Roll tablespoons of dough into jawbreaker-sized balls. Repeat, until all dough has been rolled. Barely flatten each ball into a thick puck, roughly 1" wide and 1/2" tall. Repeat, until all balls are pucks, placing each puck cheek-to-jowl on one sheet. Now the dredge: Dampen one hand in the water bowl, flicking off any excess (dripping) water. Pick up a puck with the damp hand, handling it a bit to dampen most surfaces, then gently drop into the bowl of sesame seeds. (The goal here is to keep the damp hand from coming into contact with the seeds. A gentle "drop" from a 1/4" height will do the job nicely.) With the other, dry hand, sprinkle seeds over the top of the puck, then with the same dry hand, rotate puck once or twice, to coat well with seeds, pressing gently to embed. Remove seeded puck, place on the empty cookie sheet, and repeat, re-dampening hands after every 2-3 pucks, until all pucks are seeded. Cookies can be spaced snugly, in 1" intervals, as they spread very little during baking.

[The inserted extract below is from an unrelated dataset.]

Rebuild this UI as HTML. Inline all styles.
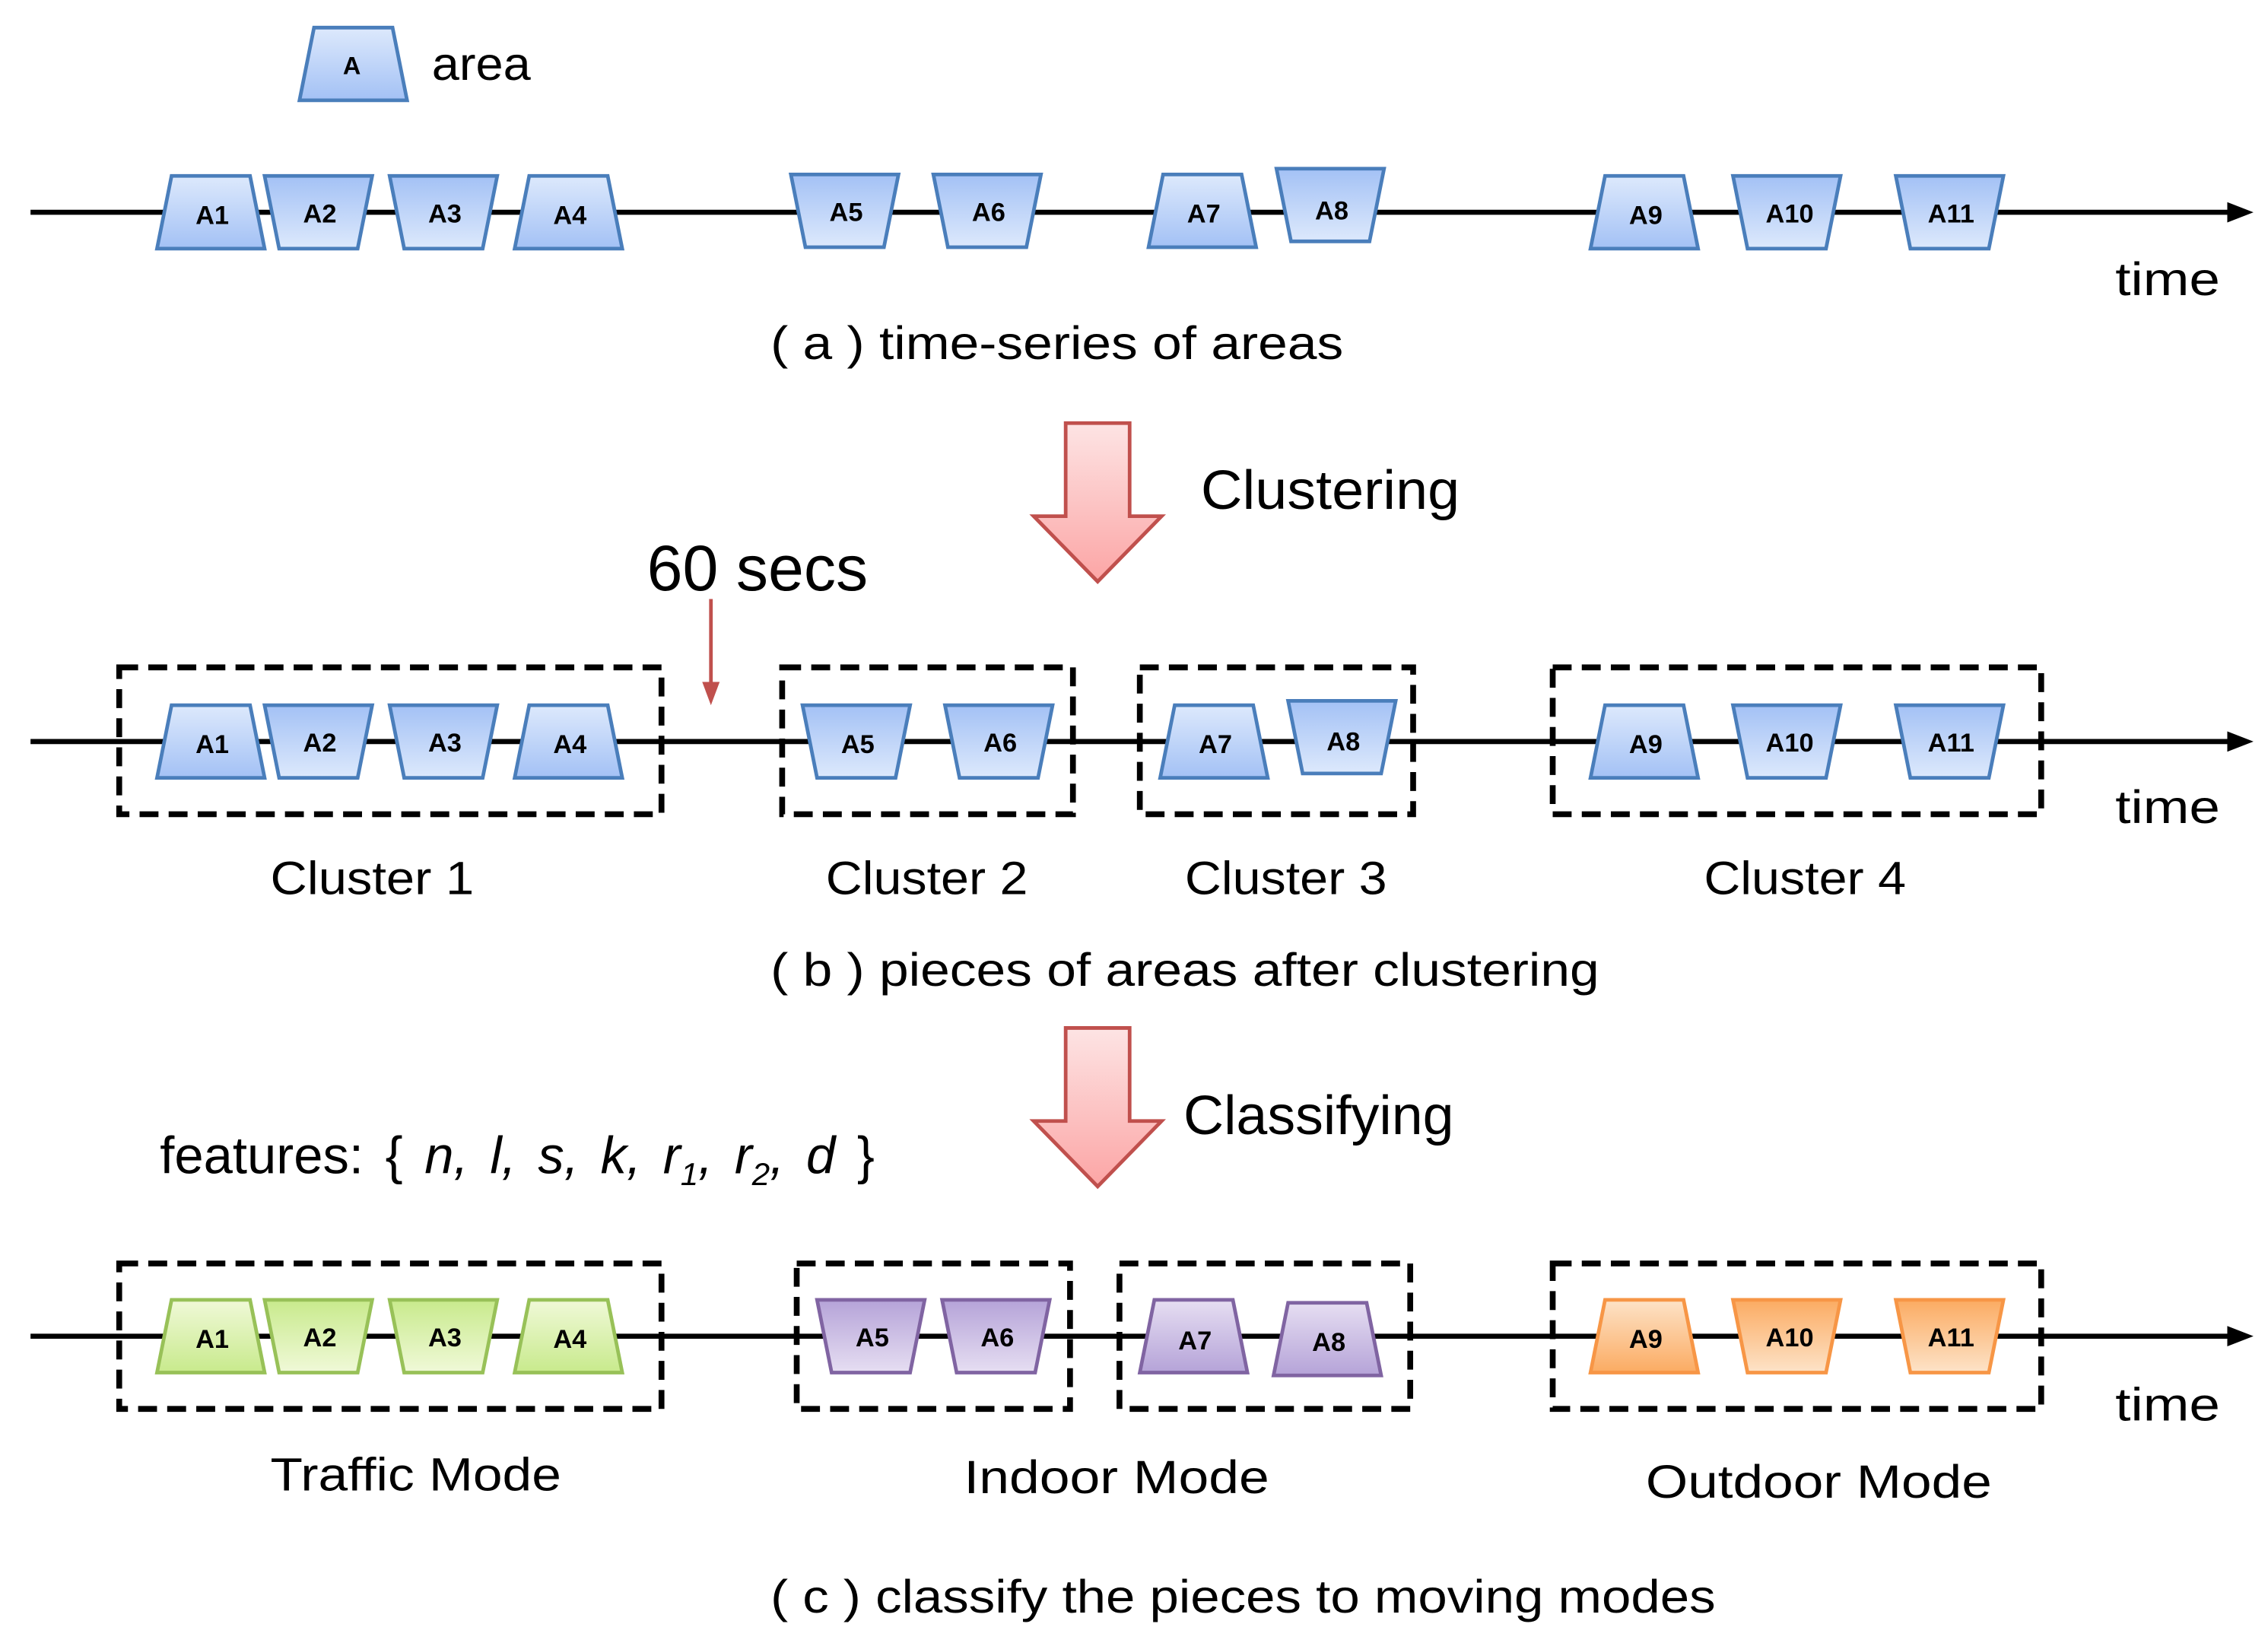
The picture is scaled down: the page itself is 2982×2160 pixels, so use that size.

(This process takes 4 times as long to read as to do. Each cookie takes perhaps 15 seconds to dampen and dredge. But I offer the blow by blow, because details make the difference between a lightning fast assembly line, and exiting the process looking as if you've been tarred and feathered. Only buttered and seeded. The whole batch takes, perhaps, ten minutes.)
Bake in the preheated oven for 18-20 minutes, or until cookies are going gold, at the edges, rotating trays top to bottom, front to back, at the halfway point. Cool on baking sheet for 5 minutes, then remove to a wire rack, to cool.
Stored airtight, sesame seed cookies store beautifully for at least 3 weeks.
****
*I've just googled Parnassus, for kicks and, wow. First, it's still there. Second, I hardly recognize the place, what with it's white walls and shiny glass cases. Back in the day, the walls were a sort of sludge-slate-gray. No matter. I have fond memories of those subterranean years.
*I've always wondered about those Mazurkas and Sesame Seed Cookies, their origins, their fate. I never saw them anywhere else, and missed them mightily when I left. And then, when noodling around for this post, I found this amazing bit of investigative mazurka bar journalism, and grinned hard. Seems finding my long-lost Sesame Seed Cookies in Mackie's cookbook was no fluke at all, but the logical end of a long, winding tale of Seattle bakers and bakeries.